## Recorded data

** begin **

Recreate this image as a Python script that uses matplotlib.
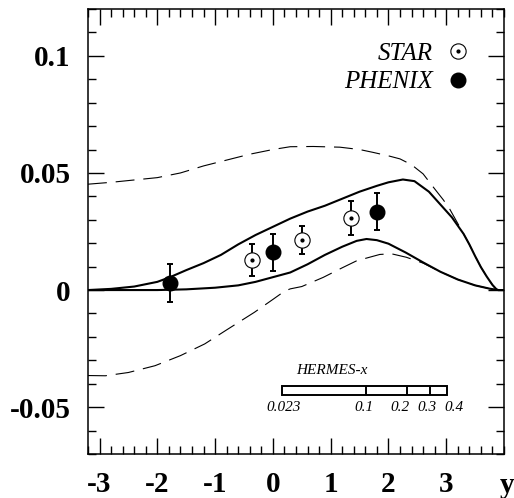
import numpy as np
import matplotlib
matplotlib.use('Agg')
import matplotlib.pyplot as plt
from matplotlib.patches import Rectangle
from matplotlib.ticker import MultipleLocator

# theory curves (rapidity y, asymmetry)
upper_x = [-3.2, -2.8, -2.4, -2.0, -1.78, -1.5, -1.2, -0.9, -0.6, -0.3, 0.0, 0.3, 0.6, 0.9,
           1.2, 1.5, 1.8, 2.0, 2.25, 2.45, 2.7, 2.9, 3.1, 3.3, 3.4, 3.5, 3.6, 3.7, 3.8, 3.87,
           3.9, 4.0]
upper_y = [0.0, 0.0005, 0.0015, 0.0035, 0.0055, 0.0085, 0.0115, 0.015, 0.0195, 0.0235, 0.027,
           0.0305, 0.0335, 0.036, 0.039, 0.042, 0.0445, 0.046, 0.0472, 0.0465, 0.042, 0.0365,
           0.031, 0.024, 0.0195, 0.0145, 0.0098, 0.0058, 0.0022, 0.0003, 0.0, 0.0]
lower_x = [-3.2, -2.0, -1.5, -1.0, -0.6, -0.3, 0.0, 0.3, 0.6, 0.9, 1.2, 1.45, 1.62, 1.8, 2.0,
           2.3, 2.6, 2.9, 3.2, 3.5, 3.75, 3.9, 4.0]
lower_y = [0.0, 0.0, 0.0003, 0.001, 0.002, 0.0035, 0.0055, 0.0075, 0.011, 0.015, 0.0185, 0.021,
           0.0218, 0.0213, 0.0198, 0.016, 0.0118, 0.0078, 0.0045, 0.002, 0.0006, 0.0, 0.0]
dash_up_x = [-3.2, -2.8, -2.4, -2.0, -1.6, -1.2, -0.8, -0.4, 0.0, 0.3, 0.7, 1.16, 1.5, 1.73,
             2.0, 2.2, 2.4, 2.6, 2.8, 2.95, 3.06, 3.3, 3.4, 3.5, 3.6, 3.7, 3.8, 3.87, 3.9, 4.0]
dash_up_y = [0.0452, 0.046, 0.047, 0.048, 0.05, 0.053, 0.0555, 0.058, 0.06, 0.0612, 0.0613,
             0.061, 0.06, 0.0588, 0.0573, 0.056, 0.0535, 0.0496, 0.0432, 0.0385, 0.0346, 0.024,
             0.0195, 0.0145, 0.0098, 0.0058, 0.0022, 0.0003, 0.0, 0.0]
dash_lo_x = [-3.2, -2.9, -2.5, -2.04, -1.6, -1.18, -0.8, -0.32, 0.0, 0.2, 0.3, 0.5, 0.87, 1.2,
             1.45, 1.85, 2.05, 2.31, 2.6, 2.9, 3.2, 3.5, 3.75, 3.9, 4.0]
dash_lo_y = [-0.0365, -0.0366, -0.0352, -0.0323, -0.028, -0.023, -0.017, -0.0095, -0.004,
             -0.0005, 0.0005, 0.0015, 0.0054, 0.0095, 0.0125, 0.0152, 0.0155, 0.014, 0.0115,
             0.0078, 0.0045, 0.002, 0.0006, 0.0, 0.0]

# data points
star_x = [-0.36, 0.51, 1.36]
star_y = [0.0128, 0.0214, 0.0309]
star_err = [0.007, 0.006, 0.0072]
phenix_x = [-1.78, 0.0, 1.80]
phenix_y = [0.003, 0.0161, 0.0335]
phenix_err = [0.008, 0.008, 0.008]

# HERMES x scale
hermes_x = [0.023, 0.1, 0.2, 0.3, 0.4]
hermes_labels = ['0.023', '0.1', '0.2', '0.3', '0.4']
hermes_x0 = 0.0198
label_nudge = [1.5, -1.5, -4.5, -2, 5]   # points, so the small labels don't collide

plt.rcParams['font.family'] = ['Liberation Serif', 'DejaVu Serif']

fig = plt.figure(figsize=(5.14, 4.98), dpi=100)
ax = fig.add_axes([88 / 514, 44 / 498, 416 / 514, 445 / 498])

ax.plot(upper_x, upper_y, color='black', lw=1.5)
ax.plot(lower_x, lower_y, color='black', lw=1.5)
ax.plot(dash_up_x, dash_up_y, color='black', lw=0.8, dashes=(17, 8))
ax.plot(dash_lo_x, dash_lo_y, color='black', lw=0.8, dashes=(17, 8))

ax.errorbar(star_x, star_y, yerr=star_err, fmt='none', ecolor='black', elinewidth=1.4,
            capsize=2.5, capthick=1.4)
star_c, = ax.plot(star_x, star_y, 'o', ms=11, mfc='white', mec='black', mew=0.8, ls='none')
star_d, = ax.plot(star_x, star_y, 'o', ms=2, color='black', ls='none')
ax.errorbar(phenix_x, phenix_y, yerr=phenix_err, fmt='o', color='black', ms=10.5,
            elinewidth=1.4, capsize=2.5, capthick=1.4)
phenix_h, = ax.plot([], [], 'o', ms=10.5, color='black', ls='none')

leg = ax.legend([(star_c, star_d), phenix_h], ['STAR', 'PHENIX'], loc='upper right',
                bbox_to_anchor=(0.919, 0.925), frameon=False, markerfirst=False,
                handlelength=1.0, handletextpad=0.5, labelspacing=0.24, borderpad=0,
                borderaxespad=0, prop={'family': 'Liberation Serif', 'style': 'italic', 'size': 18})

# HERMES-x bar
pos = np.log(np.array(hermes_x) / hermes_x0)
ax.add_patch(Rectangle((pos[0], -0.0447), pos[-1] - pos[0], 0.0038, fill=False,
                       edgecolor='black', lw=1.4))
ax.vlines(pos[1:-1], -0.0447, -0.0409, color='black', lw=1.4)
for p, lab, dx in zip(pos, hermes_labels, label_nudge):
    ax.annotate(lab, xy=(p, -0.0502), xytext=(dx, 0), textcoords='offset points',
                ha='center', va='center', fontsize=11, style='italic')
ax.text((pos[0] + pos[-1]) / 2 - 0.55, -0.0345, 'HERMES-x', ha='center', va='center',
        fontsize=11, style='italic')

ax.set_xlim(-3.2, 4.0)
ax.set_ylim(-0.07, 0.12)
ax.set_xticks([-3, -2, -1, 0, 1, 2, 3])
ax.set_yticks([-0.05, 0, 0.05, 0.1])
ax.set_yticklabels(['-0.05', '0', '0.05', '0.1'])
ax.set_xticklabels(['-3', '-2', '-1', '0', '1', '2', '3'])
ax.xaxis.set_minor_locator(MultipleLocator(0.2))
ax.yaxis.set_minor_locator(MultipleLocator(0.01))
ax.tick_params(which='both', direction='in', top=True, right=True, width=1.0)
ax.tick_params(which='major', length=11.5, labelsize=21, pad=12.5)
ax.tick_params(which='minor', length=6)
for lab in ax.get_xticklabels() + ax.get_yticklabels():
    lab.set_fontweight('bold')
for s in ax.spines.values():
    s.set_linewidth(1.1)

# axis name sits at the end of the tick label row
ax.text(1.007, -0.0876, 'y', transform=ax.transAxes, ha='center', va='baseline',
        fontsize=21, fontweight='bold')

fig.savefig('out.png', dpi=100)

** end **

From the material above, gather all lines that include the string "matplotlib" and copy them.

Recreate this image as a Python script that uses matplotlib.
import matplotlib
matplotlib.use('Agg')
import matplotlib.pyplot as plt
from matplotlib.patches import Rectangle
from matplotlib.ticker import MultipleLocator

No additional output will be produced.